---------- DATA EXCERPT ----------

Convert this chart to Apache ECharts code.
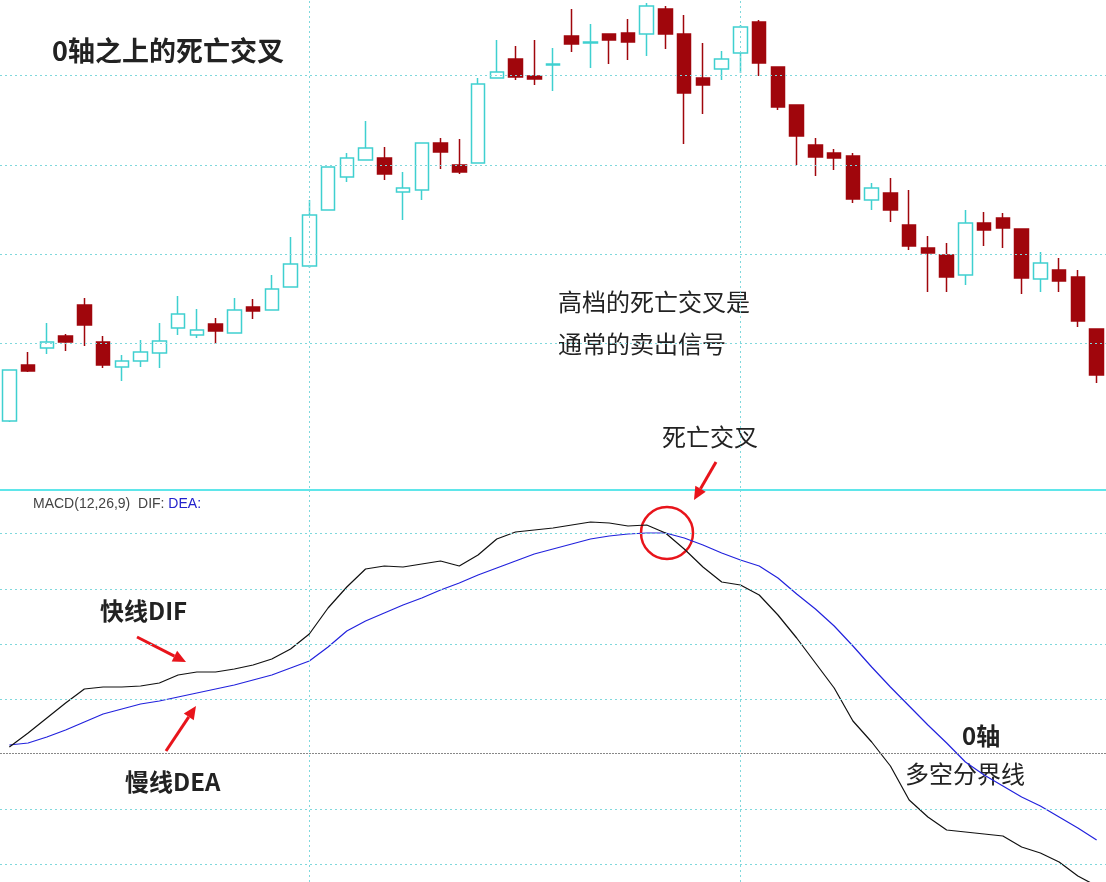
<!DOCTYPE html>
<html>
<head>
<meta charset="utf-8">
<script src="https://cdn.jsdelivr.net/npm/echarts@6/dist/echarts.min.js"></script>
<style>
  html, body { margin: 0; padding: 0; background: #fff; }
  #main { width: 1106px; height: 882px; }
</style>
</head>
<body>
<div id="main"></div>
<script>
// K线数据 [open, close, low, high]
var kData = [
  [79,130,78,130],[135,129,128,148],[152,158,146,177],[164,158,149,166],[195,175,154,202],
  [158,135,132,164],[133,139,119,145],[139,148,133,160],[147,159,132,177],[172,186,165,204],
  [165,170,162,191],[176,169,156,182],[167,190,167,202],[193,189,181,201],[190,211,190,225],
  [213,236,213,263],[234,285,232,300],[290,333,290,333],[323,342,318,347],[340,352,340,379],
  [342,326,320,353],[308,312,280,328],[310,357,300,357],[357,348,331,362],[335,328,326,361],
  [337,416,337,422],[422,428,422,460],[441,423,420,454],[424,421,415,460],[435,436,409,452],
  [464,456,448,491],[457,458,432,476],[466,460,436,466],[467,458,440,481],[466,494,444,497],
  [491,466,451,494],[466,407,356,485],[422,415,386,457],[431,441,420,449],[447,473,427,475],
  [478,437,424,480],[433,393,390,433],[395,364,335,395],[355,343,324,362],[347,342,330,351],
  [344,301,297,347],[300,312,290,317],[307,290,278,322],[275,254,250,310],[252,247,208,264],
  [245,223,208,257],[225,277,215,290],[277,270,254,288],[282,272,252,287],[271,222,206,271],
  [221,237,208,248],[230,219,208,242],[223,179,173,230],[171,125,117,171]
];
// 快线DIF
var dif = [6,20,35,50,64,66,66,67,70,78,81,81,84,88,94,104,119,145,166,184,
  187,186,189,192,187,198,214,221,223,225,228,231,230,227,228,220,204,186,171,168,
  158,138,115,90,65,32,11,-13,-47,-64,-77,-79,-81,-83,-94,-100,-109,-123,-133];
// 慢线DEA
var dea = [8,10,16,23,31,39,44,49,52,56,60,64,68,73,78,85,92,106,122,132,
  140,148,155,163,170,178,185,192,199,204,209,214,217,219,220,220,215,208,200,193,
  187,175,159,144,127,107,86,66,47,28,10,-9,-22,-33,-44,-53,-64,-75,-87];
var days = kData.map(function (d, i) { return i + 1; });
var kGrid = [425, 335, 246, 157];
var macdGrid = [220, 164, 109, 54, -56, -111];
var vLines = [16, 39];

var dotted = { color: '#7fd8dc', type: [2, 3], width: 1 };

function hLines(vals) {
  return vals.map(function (v) { return { yAxis: v }; });
}
function arrow(x1, y1, x2, y2) {
  var a = Math.atan2(y2 - y1, x2 - x1), L = 13, W = 6;
  var bx = x2 - L * Math.cos(a), by = y2 - L * Math.sin(a);
  return [
    { type: 'line', shape: { x1: x1, y1: y1, x2: bx, y2: by }, style: { stroke: '#e8141b', lineWidth: 3 } },
    { type: 'polygon', shape: { points: [[x2, y2],
      [bx + W * Math.sin(a), by - W * Math.cos(a)], [bx - W * Math.sin(a), by + W * Math.cos(a)]] },
      style: { fill: '#e8141b' } }
  ];
}
function txt(x, y, s, size, weight) {
  return { type: 'text', x: x, y: y, style: { text: s, fontSize: size, fontWeight: weight || 'bold',
    fill: '#222', fontFamily: 'Noto Sans CJK SC', textVerticalAlign: 'middle' } };
}

var chart = echarts.init(document.getElementById('main'));
chart.setOption({
  animation: false,
  backgroundColor: '#fff',
  grid: [
    { left: 0, right: 0, top: 0, height: 488 },
    { left: 0, right: 0, top: 490, height: 392 }
  ],
  xAxis: [
    { type: 'category', data: days, gridIndex: 0, show: false },
    { type: 'category', data: days, gridIndex: 1, show: false }
  ],
  yAxis: [
    { type: 'value', gridIndex: 0, min: 12, max: 500, show: false, splitLine: { show: false } },
    { type: 'value', gridIndex: 1, min: -129, max: 263, show: false, splitLine: { show: false } }
  ],
  series: [
    {
      type: 'candlestick', xAxisIndex: 0, yAxisIndex: 0, data: kData, barWidth: 14,
      itemStyle: { color: '#fff', borderColor: '#3fd0d0', color0: '#a0060c', borderColor0: '#a0060c', borderWidth: 1.5 },
      markLine: {
        silent: true, symbol: 'none', label: { show: false }, lineStyle: dotted,
        data: hLines(kGrid).concat(vLines.map(function (i) { return { xAxis: i }; }))
      }
    },
    {
      type: 'line', xAxisIndex: 1, yAxisIndex: 1, data: dif, showSymbol: false,
      lineStyle: { color: '#111', width: 1.2 }, z: 3,
      markLine: {
        silent: true, symbol: 'none', label: { show: false }, lineStyle: dotted,
        data: hLines(macdGrid).concat(vLines.map(function (i) { return { xAxis: i }; }))
          .concat([{ yAxis: 0, lineStyle: { color: '#888', type: [2, 1], width: 1 } }])
      }
    },
    {
      type: 'line', xAxisIndex: 1, yAxisIndex: 1, data: dea, showSymbol: false,
      lineStyle: { color: '#2222dd', width: 1.2 }, z: 2
    }
  ],
  graphic: [
    { type: 'line', shape: { x1: 0, y1: 490, x2: 1106, y2: 490 }, style: { stroke: '#5fe6ea', lineWidth: 2 } },
    { type: 'text', x: 33, y: 504, style: { text: '{a|MACD(12,26,9)  DIF: }{b|DEA:}', textVerticalAlign: 'middle',
      rich: { a: { fontSize: 14, fill: '#444', fontFamily: 'Liberation Sans' },
              b: { fontSize: 14, fill: '#2222cc', fontFamily: 'Liberation Sans' } } } },
    txt(52, 51, '0轴之上的死亡交叉', 27),
    txt(558, 302, '高档的死亡交叉是', 24, 'normal'),
    txt(558, 344, '通常的卖出信号', 24, 'normal'),
    txt(662, 437, '死亡交叉', 24, 'normal'),
    txt(100, 611, '快线DIF', 24),
    txt(125, 782, '慢线DEA', 24),
    txt(962, 736, '0轴', 24),
    txt(905, 774, '多空分界线', 24, 'normal'),
    { type: 'circle', shape: { cx: 667, cy: 533, r: 26 }, style: { fill: 'none', stroke: '#e8141b', lineWidth: 2.5 } }
  ].concat(arrow(716, 462, 694, 500), arrow(137, 637, 186, 662), arrow(166, 751, 196, 706))
});
</script>
</body>
</html>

----------

▸ **WORK INSTRUCTIONS**: Return each line of the data, keeping its wording exact and omitting pictures.

▸ **EXPECTED OUTPUT**:
Convert this chart to Apache ECharts code.
<!DOCTYPE html>
<html>
<head>
<meta charset="utf-8">
<script src="https://cdn.jsdelivr.net/npm/echarts@6/dist/echarts.min.js"></script>
<style>
  html, body { margin: 0; padding: 0; background: #fff; }
  #main { width: 1106px; height: 882px; }
</style>
</head>
<body>
<div id="main"></div>
<script>
// K线数据 [open, close, low, high]
var kData = [
  [79,130,78,130],[135,129,128,148],[152,158,146,177],[164,158,149,166],[195,175,154,202],
  [158,135,132,164],[133,139,119,145],[139,148,133,160],[147,159,132,177],[172,186,165,204],
  [165,170,162,191],[176,169,156,182],[167,190,167,202],[193,189,181,201],[190,211,190,225],
  [213,236,213,263],[234,285,232,300],[290,333,290,333],[323,342,318,347],[340,352,340,379],
  [342,326,320,353],[308,312,280,328],[310,357,300,357],[357,348,331,362],[335,328,326,361],
  [337,416,337,422],[422,428,422,460],[441,423,420,454],[424,421,415,460],[435,436,409,452],
  [464,456,448,491],[457,458,432,476],[466,460,436,466],[467,458,440,481],[466,494,444,497],
  [491,466,451,494],[466,407,356,485],[422,415,386,457],[431,441,420,449],[447,473,427,475],
  [478,437,424,480],[433,393,390,433],[395,364,335,395],[355,343,324,362],[347,342,330,351],
  [344,301,297,347],[300,312,290,317],[307,290,278,322],[275,254,250,310],[252,247,208,264],
  [245,223,208,257],[225,277,215,290],[277,270,254,288],[282,272,252,287],[271,222,206,271],
  [221,237,208,248],[230,219,208,242],[223,179,173,230],[171,125,117,171]
];
// 快线DIF
var dif = [6,20,35,50,64,66,66,67,70,78,81,81,84,88,94,104,119,145,166,184,
  187,186,189,192,187,198,214,221,223,225,228,231,230,227,228,220,204,186,171,168,
  158,138,115,90,65,32,11,-13,-47,-64,-77,-79,-81,-83,-94,-100,-109,-123,-133];
// 慢线DEA
var dea = [8,10,16,23,31,39,44,49,52,56,60,64,68,73,78,85,92,106,122,132,
  140,148,155,163,170,178,185,192,199,204,209,214,217,219,220,220,215,208,200,193,
  187,175,159,144,127,107,86,66,47,28,10,-9,-22,-33,-44,-53,-64,-75,-87];
var days = kData.map(function (d, i) { return i + 1; });
var kGrid = [425, 335, 246, 157];
var macdGrid = [220, 164, 109, 54, -56, -111];
var vLines = [16, 39];

var dotted = { color: '#7fd8dc', type: [2, 3], width: 1 };

function hLines(vals) {
  return vals.map(function (v) { return { yAxis: v }; });
}
function arrow(x1, y1, x2, y2) {
  var a = Math.atan2(y2 - y1, x2 - x1), L = 13, W = 6;
  var bx = x2 - L * Math.cos(a), by = y2 - L * Math.sin(a);
  return [
    { type: 'line', shape: { x1: x1, y1: y1, x2: bx, y2: by }, style: { stroke: '#e8141b', lineWidth: 3 } },
    { type: 'polygon', shape: { points: [[x2, y2],
      [bx + W * Math.sin(a), by - W * Math.cos(a)], [bx - W * Math.sin(a), by + W * Math.cos(a)]] },
      style: { fill: '#e8141b' } }
  ];
}
function txt(x, y, s, size, weight) {
  return { type: 'text', x: x, y: y, style: { text: s, fontSize: size, fontWeight: weight || 'bold',
    fill: '#222', fontFamily: 'Noto Sans CJK SC', textVerticalAlign: 'middle' } };
}

var chart = echarts.init(document.getElementById('main'));
chart.setOption({
  animation: false,
  backgroundColor: '#fff',
  grid: [
    { left: 0, right: 0, top: 0, height: 488 },
    { left: 0, right: 0, top: 490, height: 392 }
  ],
  xAxis: [
    { type: 'category', data: days, gridIndex: 0, show: false },
    { type: 'category', data: days, gridIndex: 1, show: false }
  ],
  yAxis: [
    { type: 'value', gridIndex: 0, min: 12, max: 500, show: false, splitLine: { show: false } },
    { type: 'value', gridIndex: 1, min: -129, max: 263, show: false, splitLine: { show: false } }
  ],
  series: [
    {
      type: 'candlestick', xAxisIndex: 0, yAxisIndex: 0, data: kData, barWidth: 14,
      itemStyle: { color: '#fff', borderColor: '#3fd0d0', color0: '#a0060c', borderColor0: '#a0060c', borderWidth: 1.5 },
      markLine: {
        silent: true, symbol: 'none', label: { show: false }, lineStyle: dotted,
        data: hLines(kGrid).concat(vLines.map(function (i) { return { xAxis: i }; }))
      }
    },
    {
      type: 'line', xAxisIndex: 1, yAxisIndex: 1, data: dif, showSymbol: false,
      lineStyle: { color: '#111', width: 1.2 }, z: 3,
      markLine: {
        silent: true, symbol: 'none', label: { show: false }, lineStyle: dotted,
        data: hLines(macdGrid).concat(vLines.map(function (i) { return { xAxis: i }; }))
          .concat([{ yAxis: 0, lineStyle: { color: '#888', type: [2, 1], width: 1 } }])
      }
    },
    {
      type: 'line', xAxisIndex: 1, yAxisIndex: 1, data: dea, showSymbol: false,
      lineStyle: { color: '#2222dd', width: 1.2 }, z: 2
    }
  ],
  graphic: [
    { type: 'line', shape: { x1: 0, y1: 490, x2: 1106, y2: 490 }, style: { stroke: '#5fe6ea', lineWidth: 2 } },
    { type: 'text', x: 33, y: 504, style: { text: '{a|MACD(12,26,9)  DIF: }{b|DEA:}', textVerticalAlign: 'middle',
      rich: { a: { fontSize: 14, fill: '#444', fontFamily: 'Liberation Sans' },
              b: { fontSize: 14, fill: '#2222cc', fontFamily: 'Liberation Sans' } } } },
    txt(52, 51, '0轴之上的死亡交叉', 27),
    txt(558, 302, '高档的死亡交叉是', 24, 'normal'),
    txt(558, 344, '通常的卖出信号', 24, 'normal'),
    txt(662, 437, '死亡交叉', 24, 'normal'),
    txt(100, 611, '快线DIF', 24),
    txt(125, 782, '慢线DEA', 24),
    txt(962, 736, '0轴', 24),
    txt(905, 774, '多空分界线', 24, 'normal'),
    { type: 'circle', shape: { cx: 667, cy: 533, r: 26 }, style: { fill: 'none', stroke: '#e8141b', lineWidth: 2.5 } }
  ].concat(arrow(716, 462, 694, 500), arrow(137, 637, 186, 662), arrow(166, 751, 196, 706))
});
</script>
</body>
</html>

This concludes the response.